21 Februari 08

Pagi,
Aku bukanlah siapa-siapa, bapakku hanya seorang guru agama di tingkat SD, dia juga bukan apa-apa, bukan orang yang mempunyai nama besar. Dia tidak memiliki prestasi dalam bidang apa pun,

begitu juga dengan anggota keluargaku yang lain—kakak perempuanku, adik-adikku, ibuku—singkatnya kami adalah kumpulan orang sederhana yang sangat biasa saja. Tak ada yang bisa dibanggakan.

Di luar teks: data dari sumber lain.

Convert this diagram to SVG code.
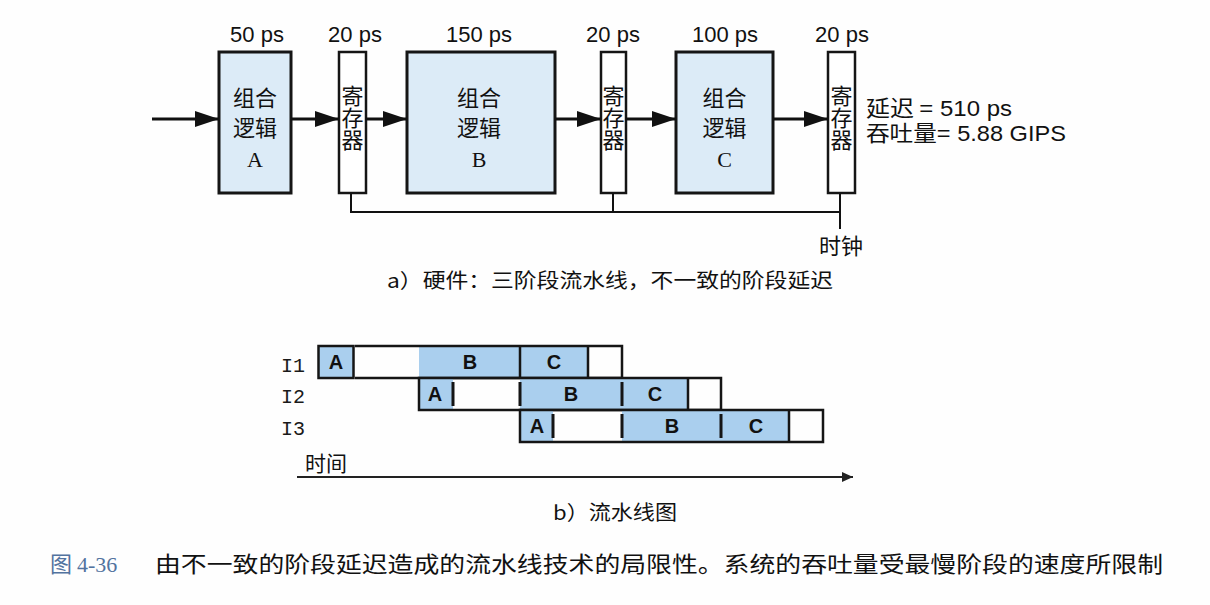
<svg xmlns="http://www.w3.org/2000/svg" width="1210" height="605" viewBox="0 0 1210 605">
<defs>
<marker id="ah" markerUnits="userSpaceOnUse" markerWidth="24" markerHeight="16" refX="24" refY="8" orient="auto">
<path d="M0,0 L24,8 L0,16 z" fill="#111"/>
</marker>
<marker id="ah2" markerUnits="userSpaceOnUse" markerWidth="11" markerHeight="10" refX="11" refY="5" orient="auto">
<path d="M0,0 L11,5 L0,10 z" fill="#222"/>
</marker>
<style>
.box{fill:#dcebf7;stroke:#151515;stroke-width:3}
.reg{fill:#ffffff;stroke:#151515;stroke-width:2.5}
.cjk{font-family:"Noto Sans CJK SC","Noto Sans",sans-serif;fill:#111}
.lbl{font-family:"Liberation Sans",Arial,sans-serif;font-size:22px;fill:#111;text-anchor:middle}
.bt{font-family:"Noto Sans CJK SC",sans-serif;font-size:22px;fill:#111;text-anchor:middle}
.bl{font-family:"Liberation Serif",serif;font-size:22px}
.rt{font-family:"Noto Sans CJK SC",sans-serif;font-size:22px;fill:#111;text-anchor:middle;writing-mode:vertical-rl}
.wire{stroke:#111;stroke-width:3;fill:none}
.clk{stroke:#111;stroke-width:2;fill:none}
.sh{fill:#aacfee}
.pl{stroke:#151515;stroke-width:2.5;fill:none}
.tk{stroke:#151515;stroke-width:3;fill:none}
.pt{font-family:"Liberation Sans",Arial,sans-serif;font-size:20px;font-weight:bold;fill:#111;text-anchor:middle}
.rl{font-family:"Liberation Mono","DejaVu Sans Mono",monospace;font-size:20px;fill:#1a1a1a}
.lat{font-family:"Liberation Sans",Arial,sans-serif}
</style>
</defs>
<rect width="1210" height="605" fill="#fefefe"/>

<g id="delays">
<text class="lbl" x="257" y="42">50 ps</text>
<text class="lbl" x="355" y="42">20 ps</text>
<text class="lbl" x="479" y="42">150 ps</text>
<text class="lbl" x="613" y="42">20 ps</text>
<text class="lbl" x="725" y="42">100 ps</text>
<text class="lbl" x="842" y="42">20 ps</text>
</g>

<g id="logicA">
<rect class="box" x="219" y="52" width="72" height="141"/>
<text class="bt" x="255" y="106">组合<tspan x="255" dy="30">逻辑</tspan><tspan class="bl" x="255" dy="31">A</tspan></text>
</g>
<g id="reg1">
<rect class="reg" x="339" y="52" width="27" height="141"/>
<text class="rt" x="352.5" y="118">寄存器</text>
</g>
<g id="logicB">
<rect class="box" x="407" y="52" width="148" height="141"/>
<text class="bt" x="479" y="106">组合<tspan x="479" dy="30">逻辑</tspan><tspan class="bl" x="479" dy="31">B</tspan></text>
</g>
<g id="reg2">
<rect class="reg" x="601" y="52" width="25" height="141"/>
<text class="rt" x="613.5" y="118">寄存器</text>
</g>
<g id="logicC">
<rect class="box" x="676" y="52" width="97" height="141"/>
<text class="bt" x="724.5" y="106">组合<tspan x="724.5" dy="30">逻辑</tspan><tspan class="bl" x="724.5" dy="31">C</tspan></text>
</g>
<g id="reg3">
<rect class="reg" x="828" y="52" width="27" height="141"/>
<text class="rt" x="841.5" y="118">寄存器</text>
</g>

<g id="connectors">
<line class="wire" x1="152" y1="119" x2="219" y2="119" marker-end="url(#ah)"/>
<line class="wire" x1="291" y1="119" x2="339" y2="119" marker-end="url(#ah)"/>
<line class="wire" x1="366" y1="119" x2="407" y2="119" marker-end="url(#ah)"/>
<line class="wire" x1="555" y1="119" x2="601" y2="119" marker-end="url(#ah)"/>
<line class="wire" x1="626" y1="119" x2="676" y2="119" marker-end="url(#ah)"/>
<line class="wire" x1="773" y1="119" x2="828" y2="119" marker-end="url(#ah)"/>
<path class="clk" d="M351,193 V212 H840 M613,193 V212 M840,193 V229"/>
</g>

<g id="clock-label">
<text class="cjk" x="841" y="254" font-size="22" text-anchor="middle">时钟</text>
</g>
<g id="metrics">
<text class="cjk" x="866" y="116" font-size="22" textLength="146" lengthAdjust="spacingAndGlyphs">延迟 <tspan class="lat">= 510 ps</tspan></text>
<text class="cjk" x="866" y="141" font-size="22" textLength="200" lengthAdjust="spacingAndGlyphs">吞吐量<tspan class="lat">= 5.88 GIPS</tspan></text>
</g>

<text class="cjk" x="387" y="288" font-size="20" textLength="446" lengthAdjust="spacingAndGlyphs">a）硬件：三阶段流水线，不一致的阶段延迟</text>

<g id="row-labels">
<text class="rl" x="281" y="372">I1</text>
<text class="rl" x="281" y="403">I2</text>
<text class="rl" x="281" y="435">I3</text>
</g>

<g id="I1">
<rect class="sh" x="318" y="346" width="36" height="32"/>
<rect class="sh" x="419" y="346" width="169" height="32"/>
<rect class="pl" x="318.5" y="346" width="35" height="32"/>
<path class="pl" d="M355,346 H622 V378 H355"/>
<path class="pl" d="M520,346 V378 M588,346 V378"/>
<text class="pt" x="336" y="369">A</text>
<text class="pt" x="470" y="369">B</text>
<text class="pt" x="554" y="369">C</text>
</g>

<g id="I2">
<rect class="sh" x="419" y="378" width="34" height="32"/>
<rect class="sh" x="520" y="378" width="168" height="32"/>
<path class="pl" d="M419,378 H721 V410 H419 Z M688,378 V410"/>
<path class="tk" d="M453,382 V406 M520,382 V406 M622,382 V406"/>
<text class="pt" x="435" y="401">A</text>
<text class="pt" x="571" y="401">B</text>
<text class="pt" x="655" y="401">C</text>
</g>

<g id="I3">
<rect class="sh" x="520" y="410" width="33" height="32"/>
<rect class="sh" x="622" y="410" width="167" height="32"/>
<path class="pl" d="M520,410 H823 V442 H520 Z M789,410 V442"/>
<path class="tk" d="M553,414 V438 M622,414 V438 M721,414 V438"/>
<text class="pt" x="537" y="433">A</text>
<text class="pt" x="672" y="433">B</text>
<text class="pt" x="756" y="433">C</text>
</g>

<g id="time-axis">
<text class="cjk" x="305" y="471" font-size="21">时间</text>
<line x1="297" y1="477" x2="853" y2="477" stroke="#222" stroke-width="2" marker-end="url(#ah2)"/>
</g>

<text class="cjk" x="553" y="520" font-size="20" textLength="124" lengthAdjust="spacingAndGlyphs">b）流水线图</text>

<g id="figure-caption">
<text x="50" y="572" font-size="22" fill="#52739f" font-family="Noto Sans CJK SC,sans-serif">图 <tspan font-family="Liberation Serif,serif">4-36</tspan></text>
<text class="cjk" x="155" y="572" font-size="22" textLength="1008" lengthAdjust="spacingAndGlyphs">由不一致的阶段延迟造成的流水线技术的局限性。系统的吞吐量受最慢阶段的速度所限制</text>
</g>
</svg>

Kini aku sedang merintis karirku sendiri. Aku bertekad ingin menjadi penulis dan (bisa) hidup darinya. Namun ternyata hal itu tidak gampang, menjadi seorang penulis itu mesti memiliki mental yang mental. Inilah pengalamanku,
Karirku (sebenarnya, lambat kuketahui) sudah kurintis semenjak duduk di bangku sekolah menengah, waktu itu aku sering menulis dalam buku catatan. Ya menuliskan segala apa yang sedang kurasakan, apa yang kuinginkan, pokoknya aku menuliskan segalanya dalam buku harian itu.
Kebiasaan itu lambat laun menjadi sebuah kebutuhan yang tak bisa kutinggalkan, kemudian aku mulai suka membaca buku-buku maka bertambahlah wawasankau. Sewaktu kuliah aku mulai menjadi-jadi dalam kebiasaan tulis menulis ini, aku mendirikan sebuah bulletin yang sangat idealis. Aku menyuplai tulisan-tulisan untuk bulletin itu bahkan hampir semua tulisan yang ada dalam bulletin itu adalah hasil karyaku, meski memakai nama teman-temanku yang lain.

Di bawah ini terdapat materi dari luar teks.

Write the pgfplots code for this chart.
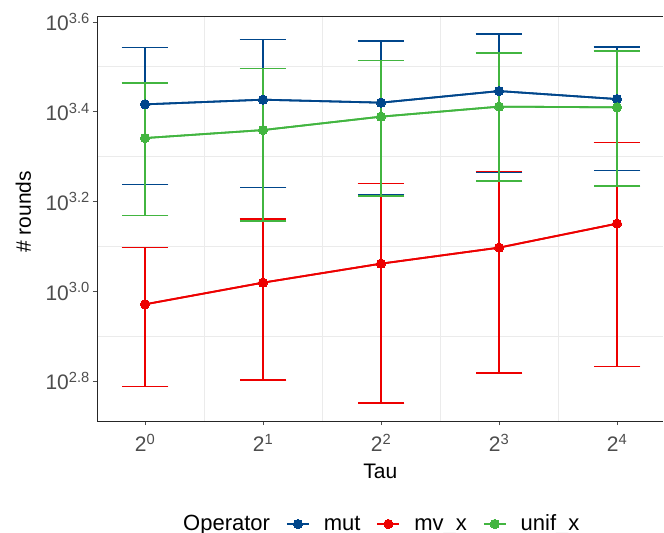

Setelah merasa mantap dan mengasah bakatku dalam tulis menulis ini aku mulai mencoba mengirimkan tulisanku ke Koran lokal. Aku mencoba mengirim tulisan sampai tiga kali namun tak kunjung di muat, setelah tulisanku yang keempat barulah dimuat. Setelah itu aku kecanduan untuk terus menulis dan (mungkin) keberuntungan masih berada di pihakku, berturut-turut tulisanku terus dimuat (hanya selang satu minggu).
Rasa percaya diriku semakin menguat dalam hati aku menobatkan diri sebagai penulis. Namun ternyata perjalanan menuju kesuksesan tak begitu mulus. Belakangan ini tulisanku belum jua muncul dalam wajah Koran yang selalu kunantikan (bahkan dalam mimpi).

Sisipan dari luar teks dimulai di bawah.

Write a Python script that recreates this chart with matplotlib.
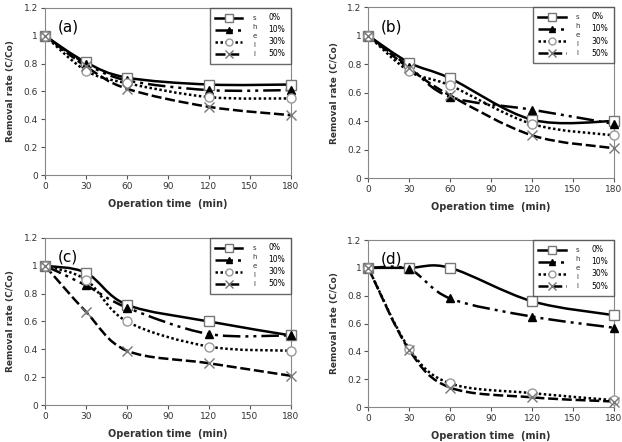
#!/usr/bin/env python3
# Removal rate (C/Co) vs operation time, four panels (a)-(d)
import numpy as np
import matplotlib
matplotlib.use('Agg')
from matplotlib import pyplot as plt
from matplotlib.path import Path
from matplotlib.patches import PathPatch
from matplotlib.lines import Line2D


time_min = [0, 30, 60, 120, 180]
shell_pct = ['0%', '10%', '30%', '50%']
shell_txt = ['s', 'h', 'e', 'l', 'l']
panel_tags = ['(a)', '(b)', '(c)', '(d)']

# removal rate per panel, one list per shell content
rate_a_0 = [1.00, 0.81, 0.70, 0.65, 0.65]
rate_a_10 = [1.00, 0.80, 0.68, 0.61, 0.61]
rate_a_30 = [1.00, 0.75, 0.66, 0.56, 0.55]
rate_a_50 = [1.00, 0.78, 0.62, 0.49, 0.43]

rate_b_0 = [1.00, 0.81, 0.70, 0.41, 0.40]
rate_b_10 = [1.00, 0.78, 0.57, 0.48, 0.38]
rate_b_30 = [1.00, 0.75, 0.65, 0.38, 0.30]
rate_b_50 = [1.00, 0.77, 0.58, 0.30, 0.21]

rate_c_0 = [1.00, 0.95, 0.72, 0.60, 0.50]
rate_c_10 = [1.00, 0.86, 0.70, 0.51, 0.50]
rate_c_30 = [1.00, 0.90, 0.60, 0.42, 0.39]
rate_c_50 = [1.00, 0.67, 0.39, 0.30, 0.21]

rate_d_0 = [1.00, 1.00, 1.00, 0.76, 0.66]
rate_d_10 = [1.00, 0.99, 0.78, 0.65, 0.57]
rate_d_30 = [1.00, 0.42, 0.17, 0.10, 0.05]
rate_d_50 = [1.00, 0.41, 0.14, 0.07, 0.04]

panels = [
    [rate_a_0, rate_a_10, rate_a_30, rate_a_50],
    [rate_b_0, rate_b_10, rate_b_30, rate_b_50],
    [rate_c_0, rate_c_10, rate_c_30, rate_c_50],
    [rate_d_0, rate_d_10, rate_d_30, rate_d_50],
]

# styles of the four series
LS = ['-', (0, (7, 2, 1.2, 2, 1.2, 2)), (0, (1, 1)), (0, (4, 1.5))]
MK = ['s', '^', 'o', 'x']
MFC = ['white', 'black', 'white', 'none']
MEC = ['#777777', 'black', '#999999', '#777777']
MS = [7, 6, 6.5, 7]


def smooth_path(x, y):
    """Excel-like smoothed line as cubic Bezier path through the points."""
    p = np.column_stack([x, y]).astype(float)
    n = len(p)
    verts = [p[0]]
    codes = [Path.MOVETO]
    for i in range(n - 1):
        p0 = p[max(i - 1, 0)]
        p1 = p[i]
        p2 = p[i + 1]
        p3 = p[min(i + 2, n - 1)]
        c1 = p1 + (p2 - p0) / 6.
        c2 = p2 - (p3 - p1) / 6.
        verts += [c1, c2, p2]
        codes += [Path.CURVE4] * 3
    return Path(verts, codes)


positions = [
    [0.0723, 0.604, 0.395, 0.378],
    [0.592, 0.597, 0.395, 0.387],
    [0.0723, 0.0837, 0.395, 0.378],
    [0.592, 0.079, 0.395, 0.378],
]

fig = plt.figure(figsize=(6.22, 4.42), dpi=100)
renderer = fig.canvas.get_renderer()
for k, (pos, series) in enumerate(zip(positions, panels)):
    ax = fig.add_axes(pos)
    for j, vals in enumerate(series):
        patch = PathPatch(smooth_path(time_min, vals), fill=False, ec='black',
                          lw=1.8, ls=LS[j], capstyle='butt', zorder=2)
        ax.add_patch(patch)
        ax.plot(time_min, vals, ls='none', marker=MK[j], ms=MS[j], mfc=MFC[j],
                mec=MEC[j], mew=1.0, zorder=3, clip_on=False)

    ax.set_xlim(0, 180)
    ax.set_ylim(0, 1.2)
    ax.set_xticks([0, 30, 60, 90, 120, 150, 180])
    ax.set_yticks([0, 0.2, 0.4, 0.6, 0.8, 1.0, 1.2])
    ax.set_yticklabels(['0', '0.2', '0.4', '0.6', '0.8', '1', '1.2'])
    ax.tick_params(direction='out', length=3, width=0.8, labelsize=6.5,
                   colors='#555555', labelcolor='#333333', pad=2)
    for sp in ax.spines.values():
        sp.set_color('#888888')
        sp.set_linewidth(0.8)
    ax.set_xlabel('Operation time  (min)', fontsize=7, fontweight='bold',
                  color='#333333', labelpad=6)
    ax.set_ylabel('Removal rate (C/Co)', fontsize=6.5, fontweight='bold',
                  color='#333333', labelpad=6)
    ax.text(0.05, 0.93, panel_tags[k], transform=ax.transAxes, fontsize=11,
            va='top', ha='left')

    # legend box with the vertical "shell" text between samples and labels
    handles = [Line2D([], [], color='black', lw=1.8, ls=LS[j], marker=MK[j],
                      ms=MS[j] - 1.5, mfc=MFC[j], mec=MEC[j], mew=1.0)
               for j in range(4)]
    leg = ax.legend(handles, shell_pct, loc='upper right',
                    fontsize=5.5, frameon=True, fancybox=False, edgecolor='#444444',
                    borderaxespad=0, handlelength=3.6, handletextpad=3.4,
                    labelspacing=0.4, borderpad=0.7)
    leg.get_frame().set_linewidth(1.0)
    leg.set_zorder(5)
    fig.canvas.draw()
    inv = ax.transAxes.inverted()
    tbs = [t.get_window_extent(renderer) for t in leg.get_texts()]
    xs_pix = tbs[0].x0 - 14
    y_top = 0.5 * (tbs[0].y0 + tbs[0].y1)
    y_bot = 0.5 * (tbs[-1].y0 + tbs[-1].y1)
    for i, ch in enumerate(shell_txt):
        ypix = y_top + (y_bot - y_top) * i / (len(shell_txt) - 1)
        xa, ya = inv.transform([xs_pix, ypix])
        ax.text(xa, ya, ch, transform=ax.transAxes, fontsize=5,
                ha='center', va='center', color='#333333', zorder=10)

fig.savefig('out.png', dpi=100)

Perasaan tak dimuatnya tulisan kemudian menonjok dan mulai merubuhkan kedirianku (yang sebetulnya tak seharusnya begitu). Sekarang beginilah keadaanku, aku sedang “turun” dan mencoba bangkit sebab aku masih ingat perkataan orang bijak “kenapa kamu jatuh? supaya kamu tahu bagaimana caranya untuk bangkit”
Setiap dari kita, pasti mengalami kejatuhan, kebangkrutan, kehancuran atau berada di titik paling nadir dalam kehidupan ini dan setiap dari kita juga memiliki cara untuk bangkit lagi. Untuk memulai kembali lembaran kehidupan yang baru di atas jilid kehidupan yang telah lama boyak.

Sore,
Tiada yang paling menyedihkan dalam hidup ini selain merasa tidak berarti bagi orang lain, teristimewa bagi keluarga kita sendiri.